Deus Ex Go, the latest, adds a number of features themed after the recent blockbuster game Deus Ex: Mankind Divided, such as hacking.
Downwell
Downwell is nothing more or less than a perfect iOS action game. You hurtle down the well at breakneck speed, trouncing enemies and slowing your descent with high-powered jetpack gunboots.
It’s not endless; there’s a bottom to the well, although only the most skilled players will ever see it. Downwell feels incredibly precise to control, but its true genius is how it rewards you for even the briefest failed run, making it great for hour-long sessions or 10 seconds in line at the store.
Super Hexagon
Terry Cavanagh’s Super Hexagon is one of the simplest games ever created, and also one of the most addictive. You position the cursor to fit through gaps as the rotating, concentric hexagons shrink endlessly toward you, trying desperately (and usually failing) to just stay alive for another split second at a time.
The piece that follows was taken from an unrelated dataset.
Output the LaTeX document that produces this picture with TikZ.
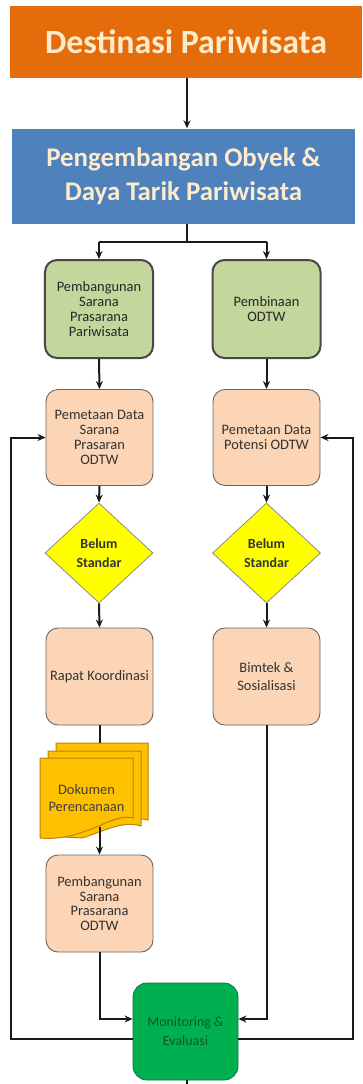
\documentclass[tikz,border=0pt]{standalone}
\usepackage{fontspec}
\setmainfont{Carlito}
\usetikzlibrary{shapes.geometric,arrows.meta}
\definecolor{cOrange}{HTML}{E46C0A}
\definecolor{cBlue}{HTML}{4F81BD}
\definecolor{cCream}{HTML}{FDEBCB}
\definecolor{cLGreen}{HTML}{C3D69B}
\definecolor{cPeach}{HTML}{FBD5B5}
\definecolor{cYellow}{HTML}{FFFF00}
\definecolor{cGold}{HTML}{FFC000}
\definecolor{cGoldD}{HTML}{B8860B}
\definecolor{cGreen}{HTML}{00B050}
\definecolor{cDGreen}{HTML}{0A5A28}
\definecolor{cLine}{HTML}{1A1A1A}
\begin{document}
\begin{tikzpicture}[x=1bp,y=-1bp,
  title/.style={fill=cOrange,text=cCream,font=\bfseries\fontsize{34}{36}\selectfont,inner sep=0},
  band/.style={fill=cBlue,text=cCream,font=\bfseries\fontsize{27}{34}\selectfont,align=center,inner sep=0},
  gbox/.style={rectangle,rounded corners=12bp,fill=cLGreen,draw=cLine!80,line width=2bp,minimum width=108bp,minimum height=98bp,align=center,font=\fontsize{14.5}{15}\selectfont,text=black!85,inner sep=1bp},
  pbox/.style={rectangle,rounded corners=12bp,fill=cPeach,draw=black!60,line width=0.9bp,minimum width=107bp,minimum height=96bp,align=center,font=\fontsize{14.5}{15}\selectfont,text=black!80,inner sep=1bp},
  dbox/.style={diamond,aspect=1.08,fill=cYellow,draw=black!45,line width=0.8bp,minimum width=108bp,minimum height=100bp,align=center,font=\bfseries\fontsize{14}{19}\selectfont,text=black!80,inner sep=0},
  mbox/.style={rectangle,rounded corners=14bp,fill=cGreen,draw=cGreen!70!black,line width=0.8bp,minimum width=105bp,minimum height=97bp,align=center,font=\fontsize{14}{19}\selectfont,text=cDGreen},
  arr/.style={draw=cLine,line width=2bp,-{Stealth[length=8bp,width=7bp]}},
  ln/.style={draw=cLine,line width=2bp}]
\useasboundingbox (0,0) rectangle (362,1084);
\fill[white] (0,0) rectangle (362,1084);
% nodes
\node[title,minimum width=352bp,minimum height=72bp] (dest) at (186,42) {Destinasi Pariwisata};
\node[band,minimum width=343bp,minimum height=95bp] (peng) at (183.5,176) {Pengembangan Obyek \&\\Daya Tarik Pariwisata};
\node[gbox] (g1) at (99,309) {Pembangunan\\Sarana\\Prasarana\\Pariwisata};
\node[gbox] (g2) at (266.5,309) {Pembinaan\\ODTW};
\node[pbox] (p1) at (99.5,437.5) {Pemetaan Data\\Sarana\\Prasaran\\ODTW};
\node[pbox] (p2) at (266.5,437.5) {Pemetaan Data\\Potensi ODTW};
\node[dbox] (d1) at (99,553) {Belum\\Standar};
\node[dbox] (d2) at (266.5,553) {Belum\\Standar};
\node[pbox,minimum height=97bp] (r1) at (99.5,676.5) {Rapat Koordinasi};
\node[pbox,minimum height=97bp,font=\fontsize{14.5}{19}\selectfont] (b2) at (266.5,676.5) {Bimtek \&\\Sosialisasi};
% document stack
\begin{scope}[fill=cGold,draw=cGoldD,line width=1bp]
\filldraw (56,743) -- (148,743) -- (148,820) .. controls (130,815) and (110,826) .. (90,832) -- (56,830) -- cycle;
\filldraw (48,751) -- (141,751) -- (141,826) .. controls (122,820) and (102,832) .. (82,838) -- (48,836) -- cycle;
\filldraw (40,758) -- (133,758) -- (133,818) .. controls (112,812) and (85,842) .. (40,838) -- cycle;
\end{scope}
\node[font=\fontsize{14.5}{18}\selectfont,text=black!75,align=center,inner sep=0] (doc) at (86.5,798) {Dokumen\\Perencanaan};
\coordinate (docTop) at (99.5,743);
\coordinate (docBot) at (99.5,827);
\node[pbox,minimum height=97bp] (p4) at (99.5,903.5) {Pembangunan\\Sarana\\Prasarana\\ODTW};
\node[mbox] (mon) at (185.5,1031.5) {Monitoring \&\\Evaluasi};
% helper coordinates
\coordinate (split) at (0,242);
\coordinate (Min) at (0,1019);
\coordinate (L) at (11,1039);
\coordinate (R) at (353,1039);
% connectors
\draw[arr] (dest.south -| 187,0) -- (peng.north -| 187,0);
\draw[ln] (peng.south -| 187,0) -- (187,242);
\draw[arr] (g1.north |- split) -| (g1.north);
\draw[arr] (g2.north |- split) -| (g2.north);
\draw[ln] (g1.north |- split) -- (g2.north |- split);
\draw[arr] (g1.south) -- (p1.north);
\draw[arr] (g2.south) -- (p2.north);
\draw[arr] (p1.south) -- (d1.north);
\draw[arr] (p2.south) -- (d2.north);
\draw[arr] (d1.south) -- (r1.north);
\draw[arr] (d2.south) -- (b2.north);
\draw[ln] (r1.south) -- (docTop);
\draw[arr] (docBot) -- (p4.north);
\draw[arr] (p4.south) |- (mon.west |- Min);
\draw[arr] (b2.south) |- (mon.east |- Min);
\draw[arr] (mon.west |- L) -- (L) |- (p1.west);
\draw[arr] (mon.east |- R) -- (R) |- (p2.east);
\draw[ln] (mon.south -| 187,0) -- (187,1084);
\end{tikzpicture}
\end{document}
The pounding music, hypnotic visuals and puritan design make Super Hexagon a perfect game for the mobile platform. Few godlike players will ever reach the end, but you could be one of them.
80 Days
Based on Jules Verne’s Around the World in 80 Days (hence the title), this is a text-based, choose-your-own adventure that harks back to novels of yore but could only be possible on the modern mobile platform.
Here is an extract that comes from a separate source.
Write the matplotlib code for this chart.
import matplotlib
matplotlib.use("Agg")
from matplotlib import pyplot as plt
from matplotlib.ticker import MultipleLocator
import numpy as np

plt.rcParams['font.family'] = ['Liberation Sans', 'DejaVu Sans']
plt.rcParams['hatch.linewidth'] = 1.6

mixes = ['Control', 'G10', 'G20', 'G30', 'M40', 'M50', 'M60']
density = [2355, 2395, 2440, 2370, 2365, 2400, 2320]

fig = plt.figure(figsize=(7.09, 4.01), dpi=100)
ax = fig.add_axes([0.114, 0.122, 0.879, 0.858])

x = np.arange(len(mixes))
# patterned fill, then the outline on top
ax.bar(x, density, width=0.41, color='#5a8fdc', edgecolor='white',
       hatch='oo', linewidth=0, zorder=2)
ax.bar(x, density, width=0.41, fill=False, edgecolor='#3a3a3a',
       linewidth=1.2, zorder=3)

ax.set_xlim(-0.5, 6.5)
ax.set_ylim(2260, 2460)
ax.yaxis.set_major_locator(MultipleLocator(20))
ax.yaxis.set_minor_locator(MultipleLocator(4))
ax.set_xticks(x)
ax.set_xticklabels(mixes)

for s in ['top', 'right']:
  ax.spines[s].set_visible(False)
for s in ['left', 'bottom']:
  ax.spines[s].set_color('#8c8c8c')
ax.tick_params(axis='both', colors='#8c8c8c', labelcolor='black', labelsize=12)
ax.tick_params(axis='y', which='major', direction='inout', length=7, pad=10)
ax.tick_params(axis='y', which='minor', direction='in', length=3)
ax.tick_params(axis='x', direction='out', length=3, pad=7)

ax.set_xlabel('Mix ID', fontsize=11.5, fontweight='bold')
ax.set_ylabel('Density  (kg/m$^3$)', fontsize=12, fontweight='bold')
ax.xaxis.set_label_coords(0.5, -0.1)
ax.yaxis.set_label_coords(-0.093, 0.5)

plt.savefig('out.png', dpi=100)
A quintessential iPhone adventure, 80 Days casts you as Passepartout, loyal valet to a man attempting the famous journey around the world. With a half-million word script and infinite variables, no two players’ stories are alike. And text-based though it may be, 80 Days features gorgeous art that your iPhone 7 screen will love.
Ridiculous Fishing
Vlambeer’s Ridiculous Fishing takes the idea of the endless descent game and flips it on its head, then multiplies it. First you cast your line, taking care to avoid all creatures and obstacles so you can reach the bottom. Then you try to catch them all as your hook comes back up.
But it doesn’t end there: As the fish, monsters and treasure you snared flies up into the air above your boat, you whip out a pair of automatic shotguns and blast them out of the sky. How that results in profit for you as a fisherman is unclear, but how it results in one of the best iPhone games ever is obvious.